Remy Gardner has notched up his second career Moto2 pole position in qualifying for the Austrian Grand Prix.
The Australian set the pace at the Red Bull Ring with a 1:28.681s on his Onexox TKKR SAG Team Kalex, edging out Jorge Martin (Red Bull KTM Ajo Kalex) by 0.036s.
Gardner had been fastest on the first flyers with a 1:29.301s once the scrubbing of championship leader Enea Bastianini’s (Italtrans Kalex) initial effort was accounted for, before Martin moved into the lead by clocking a 1:28.717s on his third flyer, amid several changes at the top of the timing screen.
Gardner held fifth on a 1:28.996s as the 15-minute Qualifying 2 session ticked past halfway and the son of 1987 500cc world champion Wayne then moved up to fourth with a 1:28.860s on his following lap despite significant front chatter through the final corners.
Marcel Schrotter (Liqui Moly Intact GP Kalex) came up just shy of provisional pole with little more than five minutes remaining, slotting into second with a 1:28.745s, but Gardner would soon knock Martin’s time off as he followed Jorge Navarro (Beta Tools Speed Up) across the line.
That effort drew Martin back out of pit lane and while the Spaniard threatened top spot, as did Thomas Luthi (Liqui Moly Intact GP Kalex), he found no improvement thereafter and remained second.
Schrotter ended up third, ahead of Bastianini and Aron Canet (Inde Aspar Team Speed Up).
Luca Marini, who is currently second in the championship, qualified eighth on his Sky Racing Team VR46 Kalex while Round 1 winner Tetsuta Nagashima, Gardner’s former team-mate, is due to start 18th having crashed his Red Bull KTM Ajo Kalex early on and not set a time in Q2.
Asked how one of the bigger riders in the field could qualify on pole at a horsepower track such as the Red Bull Ring, the 22-year-old responded with a laugh, “Big balls.”
He added, “We were struggling all weekend with the top speed and acceleration, and I knew it was going to be tough but we just kept working, kept working.
“We knew that the third and fourth sector was our strong point so I tried to do a few laps alone and I did actually some fairly decent times on my own and I was actually surprised at my own pace.
“I was actually on a pretty good lap and then (at) the last corner I had a big old slide and I lost the drive out of the last corner; I probably lost a tenth there.
“So then I was like, ‘Alight, let’s try and find a slipstream,’ and Jorge didn’t cut the gas when I got behind, thank God, and I managed to get a good slipstream up to Turn 1, Turn 2, and basically for the whole lap.
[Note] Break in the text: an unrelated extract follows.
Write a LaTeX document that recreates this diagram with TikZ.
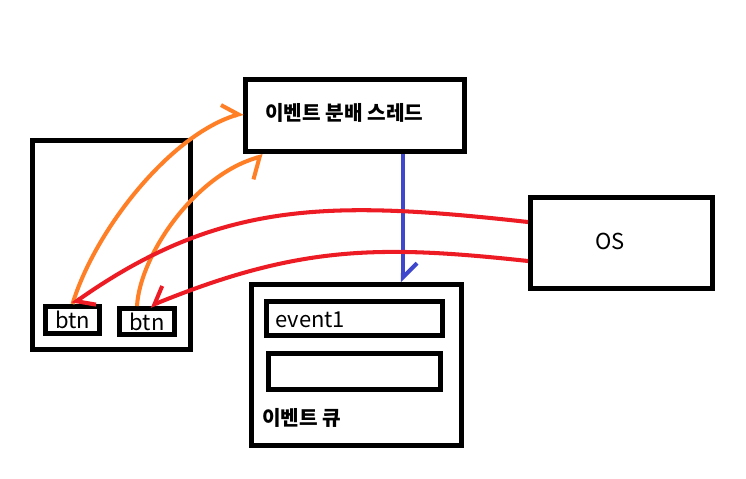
\documentclass[tikz,border=0pt]{standalone}
\usepackage{fontspec}
\setmainfont{Noto Sans CJK KR}
\usetikzlibrary{arrows.meta,calc}
\definecolor{paintred}{HTML}{ED1C24}
\definecolor{paintorange}{HTML}{FF7F27}
\definecolor{paintblue}{HTML}{3F48CC}

\begin{document}
\begin{tikzpicture}[x=0.02cm,y=-0.02cm,
  box/.style={draw,line width=2.8pt,inner sep=0pt},
  lat/.style={font=\fontsize{12.5}{14}\selectfont,inner sep=0pt},
  kor/.style={font=\fontsize{11.5}{13}\selectfont\bfseries,inner sep=0pt},
  wire/.style={line width=2.3pt},
  tipl/.style={-{Straight Barb[harpoon,length=2.8mm,width=5.6mm]}},
  tipr/.style={-{Straight Barb[harpoon,swap,length=2.8mm,width=5.6mm]}}]
\useasboundingbox (0,0) rectangle (746,478);

% window with two buttons
\node[box,minimum width=3.16cm,minimum height=4.18cm] (win) at (111.5,245) {};
\node[box,lat,minimum width=1.08cm,minimum height=0.54cm] (btna) at (72.5,320) {btn};
\node[box,lat,minimum width=1.10cm,minimum height=0.52cm] (btnb) at (147,321.5) {btn};

% dispatch thread, OS and queue
\node[box,minimum width=4.38cm,minimum height=1.44cm] (thread) at (355,115.5) {};
\node[kor,anchor=base west] (threadlabel) at (265,120) {이벤트 분배 스레드};
\node[box,minimum width=3.64cm,minimum height=1.82cm] (os) at (621.5,243) {};
\node[lat,anchor=base] (oslabel) at (610,249) {OS};
\node[box,minimum width=4.2cm,minimum height=3.22cm] (queue) at (356.5,365) {};
\node[box,minimum width=3.52cm,minimum height=0.68cm] (eva) at (354.5,318.5) {};
\node[lat,anchor=base west] (evalabel) at (275,327) {event1};
\node[box,minimum width=3.44cm,minimum height=0.72cm] (evb) at (354.5,371.5) {};
\node[kor,anchor=base west] (queuelabel) at (262,425) {이벤트 큐};

% connectors
\draw[wire,paintblue,tipl] ($(thread.south)+(48,0)$) coordinate (drop) -- (drop |- queue.north);
\draw[wire,paintorange,tipl] (btna.north) .. controls (95,230) and (170,135) .. ($(thread.west)+(0,-2.5)$);
\draw[wire,paintorange,-{Straight Barb[harpoon,swap,length=2.4mm,width=8mm]}] ($(btnb.north)+(-10,0)$) .. controls (140,255) and (195,175) .. ($(thread.south west)+(20,2)$);
\draw[wire,paintred,tipl] ($(os.west)+(0,-21)$) .. controls (330,200) and (220,200) .. (btna.north);
\draw[wire,paintred,tipr] ($(os.west)+(0,18)$) .. controls (380,245) and (300,245) .. ($(btnb.north)+(3,0)$);
\end{tikzpicture}
\end{document}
“I even got held up a little bit by him in the last sector, so I think there’s a little bit more to come, but just really, really, really satisfied with how things went today.”
Gardner ended up on the deck after his only other pole start, at Assen last year, but does have a grand prix podium to his name having finished second in Argentina earlier in that season.
His bid for a first victory resumes with race start on Sunday at 20:20 AEST, while compatriot Jack Miller is on the front row for the MotoGP encounter which follows.